The other component is that the current tutorial was designed before research was added to the game. Looking back, it also seems that the current version was added at the same time as Assembling Machines. These two things have become a much much larger part of the game and deserve to be shown.
severalpeople wrote:
Asking your community about the tutorial is like asking a yeti ...
Instead of telling people their opinions are not valuable I prefer to let people know how to make their opinions more useful. If anyone REALLY wants to give me some useful intel about the tutorial (new or old), then please invite someone over to play the tutorial while you watch and follow this easy 10 point program (its not easy).
- Do not under any circumstances give them help yourself
- Encourage them to ask questions out loud while they play (but do not answer)
- Have them play the tutorial and then drop them into Freeplay
- Let them know they can quit at any time (being frustrated and quitting is part of the process)
- In their freeplay session, see how long it takes for them to Automate Red Science (if they do)
- Stop after 3 hours total (tutorial + freeplay)
- Observe their behaviors and learn something for yourself how new players actually play this game.
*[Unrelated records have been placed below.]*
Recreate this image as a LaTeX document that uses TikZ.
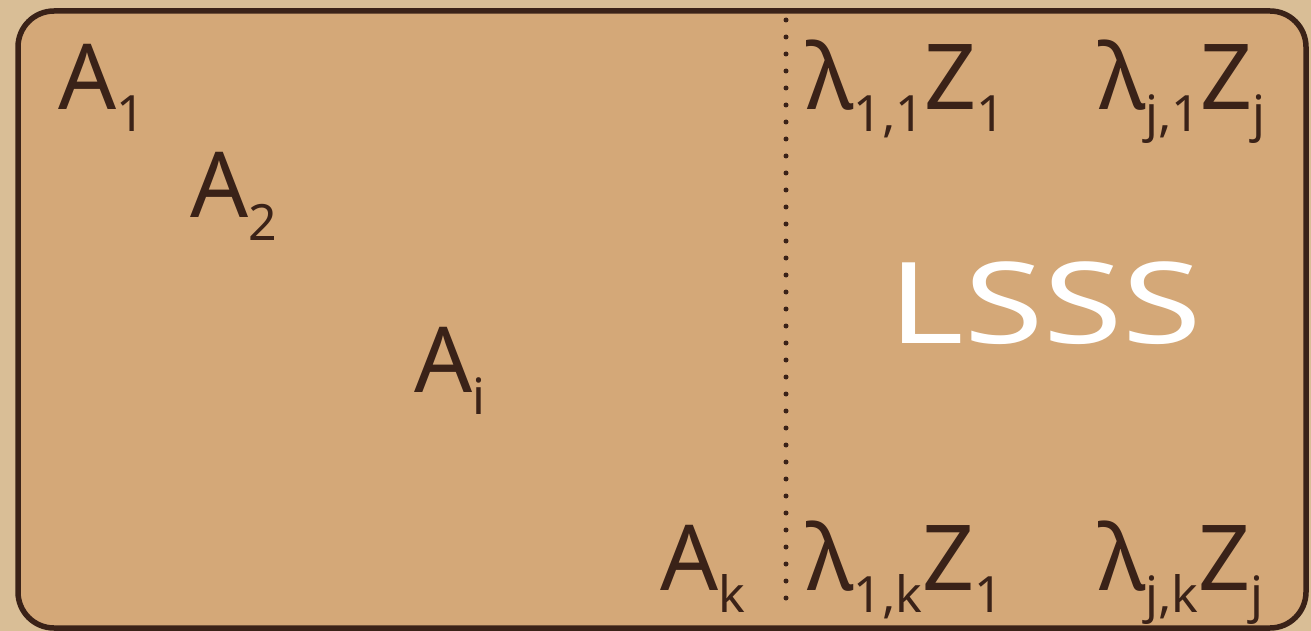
\documentclass[tikz,border=0pt]{standalone}
\usepackage{fontspec}
\setmainfont{Noto Sans}
\definecolor{paper}{HTML}{D9BE96}
\definecolor{card}{HTML}{D4A878}
\definecolor{ink}{HTML}{3A2218}
\newcommand\lowsub[1]{\raisebox{-22pt}{\fontsize{50}{50}\selectfont #1}}
\tikzset{
  lbl/.style={anchor=base west, inner sep=0pt, text=ink, font=\fontsize{91}{100}\selectfont},
  big/.style={anchor=base west, inner sep=0pt, text=white, font=\fontsize{113}{120}\selectfont},
  frame/.style={draw=ink, line width=5.5pt, fill=card, rounded corners=36pt},
  sep/.style={draw=ink, line width=5pt, line cap=round, dash pattern=on 0pt off 17pt}
}
\begin{document}
\begin{tikzpicture}[x=1pt,y=-1pt]
\useasboundingbox (0,0) rectangle (1311,631);
\fill[paper] (0,0) rectangle (1311,631);
\draw[frame] (18,11) rectangle (1306,628);
\coordinate (dtop) at (786,20);
\coordinate (dbot) at (786,604);
\draw[sep] (dtop) -- (dbot);
\node[lbl] (a1) at (58,110) {A\lowsub{1}};
\node[lbl] (a2) at (190,218) {A\lowsub{2}};
\node[lbl] (ai) at (414,392) {A\lowsub{i}};
\node[lbl] (ak) at (660,590) {A\lowsub{k}};
\node[lbl] (l11) at (806,110) {λ\lowsub{1,1}Z\lowsub{1}};
\node[lbl] (lj1) at (1098,110) {λ\lowsub{j,1}Z\lowsub{j}};
\node[lbl] (l1k) at (806,590) {λ\lowsub{1,k}Z\lowsub{1}};
\node[lbl] (ljk) at (1098,590) {λ\lowsub{j,k}Z\lowsub{j}};
\node[big, xscale=1.28] (lsss) at (888,343) {LSSS};
\end{tikzpicture}
\end{document}
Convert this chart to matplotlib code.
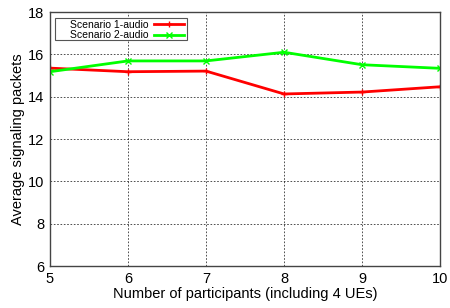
import matplotlib
matplotlib.use("Agg")
import matplotlib.pyplot as plt
from matplotlib.patches import Rectangle

# Data
participants = [5, 6, 7, 8, 9, 10]
scenario1_audio = [15.35, 15.18, 15.21, 14.13, 14.22, 14.47]
scenario2_audio = [15.18, 15.69, 15.69, 16.10, 15.51, 15.34]

plt.rcParams['font.family'] = ['Liberation Sans', 'DejaVu Sans']

fig = plt.figure(figsize=(4.5, 3.08), dpi=100)
ax = fig.add_axes([0.111, 0.136, 0.867, 0.825])

ax.plot(participants, scenario1_audio, color='#ff0000', lw=2, marker='+', ms=5,
        mew=1, label='Scenario 1-audio')
ax.plot(participants, scenario2_audio, color='#00ff00', lw=2, marker='x', ms=4,
        mew=1, label='Scenario 2-audio')

ax.set_xlim(5, 10)
ax.set_ylim(6, 18)
ax.set_xticks(participants)
ax.set_yticks([6, 8, 10, 12, 14, 16, 18])
ax.grid(True, color='black', linestyle=(0, (2, 2)), linewidth=0.6, alpha=0.8)
ax.tick_params(direction='in', length=0, labelsize=10.5, pad=4)
for s in ax.spines.values():
    s.set_color('#444444')
    s.set_linewidth(1)

ax.set_xlabel('Number of participants (including 4 UEs)', fontsize=10.5, labelpad=1)
ax.set_ylabel('Average signaling packets', fontsize=10.5, labelpad=2)

# legend box in gnuplot style: text on the left, sample on the right
box = Rectangle((0.013, 0.890), 0.338, 0.086, transform=ax.transAxes,
                facecolor='white', edgecolor='#555555', lw=0.8, zorder=4)
ax.add_patch(box)
leg = ax.legend(loc='upper right', bbox_to_anchor=(0.349, 0.978), markerfirst=False,
                fontsize=7.5, frameon=False, handlelength=2.9, handletextpad=0.5,
                borderaxespad=0, borderpad=0.2, labelspacing=0.05)
leg.set_zorder(5)

fig.savefig('out.png', dpi=100)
- Write down your observations and send them to me (ben.buckton@factorio.com)
This is a pretty excruciating process for the observer. You will want to help them. Seeing as the best introduction to the game is having a friend teach you, this process is effectively the opposite and may just stop them playing the game again ever. BUT! You will now have a really good viewpoint from which to build tutorial ideas.
Actually, this is the reason why it was Kovarex writing the FFF this time. He came to watch some of our in house testing sessions and immediately saw a few problems he could solve. The new additions are great and we already see them working.